_THE TASK:_ Return the listing below unchanged, minus its pictures.

_DATA SECTION:_
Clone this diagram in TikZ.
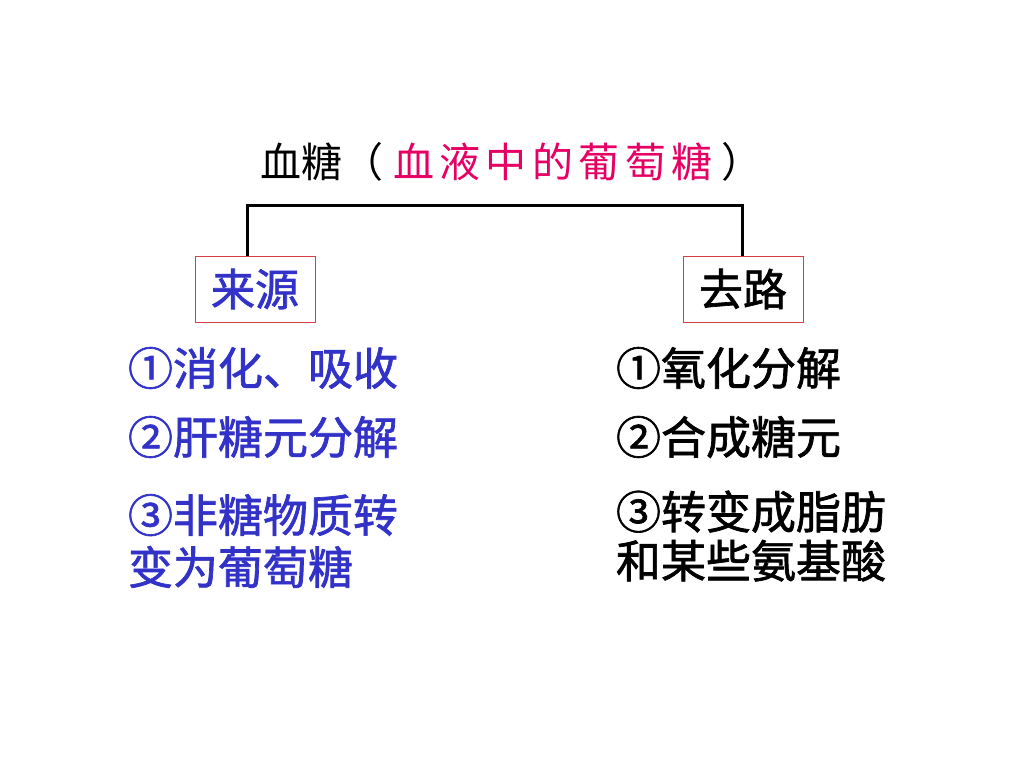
\documentclass[tikz,border=0pt]{standalone}
\usepackage{fontspec}
\newfontfamily\cjk{Noto Sans CJK SC}
\newfontfamily\cjkm{Noto Sans CJK SC}[UprightFeatures={FakeBold=1.5}]
\definecolor{titlered}{RGB}{230,0,100}
\definecolor{listblue}{RGB}{50,50,200}
\definecolor{boxred}{RGB}{220,60,70}
\begin{document}
\begin{tikzpicture}[x=1pt,y=-1pt,
  every node/.style={inner sep=0pt,outer sep=0pt},
  headbox/.style={draw=boxred,line width=0.8pt,minimum width=120pt,minimum height=66pt,font=\cjkm\fontsize{44}{46}\selectfont},
  item/.style={anchor=west,align=left,font=\cjkm\fontsize{45}{52}\selectfont},
  itemr/.style={anchor=west,align=left,font=\cjkm\fontsize{45}{49}\selectfont},
  bar/.style={line width=3pt,black}]
\useasboundingbox (0,0) rectangle (1024,768);
\node[anchor=west,font=\cjk\fontsize{41}{43}\selectfont] (title) at (260,162)
  {血糖（\hspace{10pt}\textcolor{titlered}{血\hspace{5.5pt}液\hspace{5.5pt}中\hspace{5.5pt}的\hspace{5.5pt}葡\hspace{5.5pt}萄\hspace{5.5pt}糖}\hspace{8pt}）};
\node[headbox,text=listblue] (src) at (255,289) {来源};
\node[headbox,text=black] (dst) at (743,289) {去路};
\coordinate (bar) at (495,205);
\draw[bar] ([xshift=-8pt]src.north) |- (bar) -| ([xshift=-1pt]dst.north);
\node[item,text=listblue] (s1) at (128,368) {①消化、吸收};
\node[item,text=listblue] (s2) at (128,437) {②肝糖元分解};
\node[item,text=listblue] (s3) at (128,541) {③非糖物质转\\变为葡萄糖};
\node[itemr,text=black] (d1) at (616,368) {①氧化分解};
\node[itemr,text=black] (d2) at (616,437) {②合成糖元};
\node[itemr,text=black] (d3) at (616,536) {③转变成脂肪\\和某些氨基酸};
\end{tikzpicture}
\end{document}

_ANSWER TO THE TASK:_
Clone this diagram in TikZ.
\documentclass[tikz,border=0pt]{standalone}
\usepackage{fontspec}
\newfontfamily\cjk{Noto Sans CJK SC}
\newfontfamily\cjkm{Noto Sans CJK SC}[UprightFeatures={FakeBold=1.5}]
\definecolor{titlered}{RGB}{230,0,100}
\definecolor{listblue}{RGB}{50,50,200}
\definecolor{boxred}{RGB}{220,60,70}
\begin{document}
\begin{tikzpicture}[x=1pt,y=-1pt,
  every node/.style={inner sep=0pt,outer sep=0pt},
  headbox/.style={draw=boxred,line width=0.8pt,minimum width=120pt,minimum height=66pt,font=\cjkm\fontsize{44}{46}\selectfont},
  item/.style={anchor=west,align=left,font=\cjkm\fontsize{45}{52}\selectfont},
  itemr/.style={anchor=west,align=left,font=\cjkm\fontsize{45}{49}\selectfont},
  bar/.style={line width=3pt,black}]
\useasboundingbox (0,0) rectangle (1024,768);
\node[anchor=west,font=\cjk\fontsize{41}{43}\selectfont] (title) at (260,162)
  {血糖（\hspace{10pt}\textcolor{titlered}{血\hspace{5.5pt}液\hspace{5.5pt}中\hspace{5.5pt}的\hspace{5.5pt}葡\hspace{5.5pt}萄\hspace{5.5pt}糖}\hspace{8pt}）};
\node[headbox,text=listblue] (src) at (255,289) {来源};
\node[headbox,text=black] (dst) at (743,289) {去路};
\coordinate (bar) at (495,205);
\draw[bar] ([xshift=-8pt]src.north) |- (bar) -| ([xshift=-1pt]dst.north);
\node[item,text=listblue] (s1) at (128,368) {①消化、吸收};
\node[item,text=listblue] (s2) at (128,437) {②肝糖元分解};
\node[item,text=listblue] (s3) at (128,541) {③非糖物质转\\变为葡萄糖};
\node[itemr,text=black] (d1) at (616,368) {①氧化分解};
\node[itemr,text=black] (d2) at (616,437) {②合成糖元};
\node[itemr,text=black] (d3) at (616,536) {③转变成脂肪\\和某些氨基酸};
\end{tikzpicture}
\end{document}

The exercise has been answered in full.